- Catcher
- Born: March 1853 Philadelphia, Pennsylvania, U.S.
- Died: February 14, 1916 (aged 62) Philadelphia, Pennsylvania, U.S.
- Batted: UnknownThrew: Unknown

MLB debut
- May 10, 1884, for the Altoona Mountain City

Last MLB appearance
- August 7, 1884, for the Philadelphia Keystones

MLB statistics
- Batting average: .235
- Home runs: 0
- Runs batted in: 0
- Stats at Baseball Reference

Teams
- Altoona Mountain City (1884); Philadelphia Keystones (1884);

= Pat Carroll (baseball) =

American baseball player (1853–1916)

Patrick (Pat) Carroll (March, 1853 - February 14, 1916) was an American Major League Baseball catcher who played for the Altoona Mountain City and the Philadelphia Keystones, both of the Union Association, in 1884.

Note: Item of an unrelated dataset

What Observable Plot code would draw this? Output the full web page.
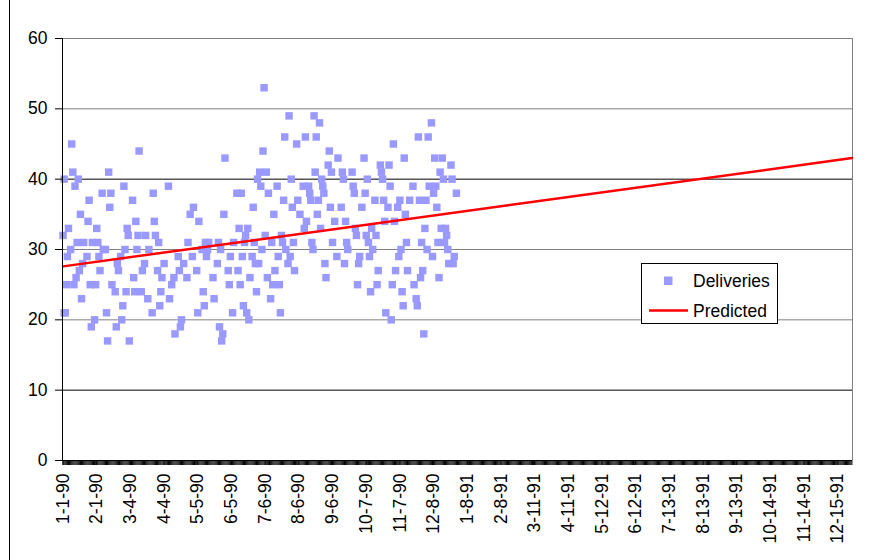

In 16 total games he was 16-for-68 (.235) and scored 5 runs. He was a slightly below-average defensive catcher for his era, making 13 errors in 106 total chances (.877). In three of his games, Carroll was a right fielder, and made no errors while playing that position.

He died in his hometown of Philadelphia, Pennsylvania.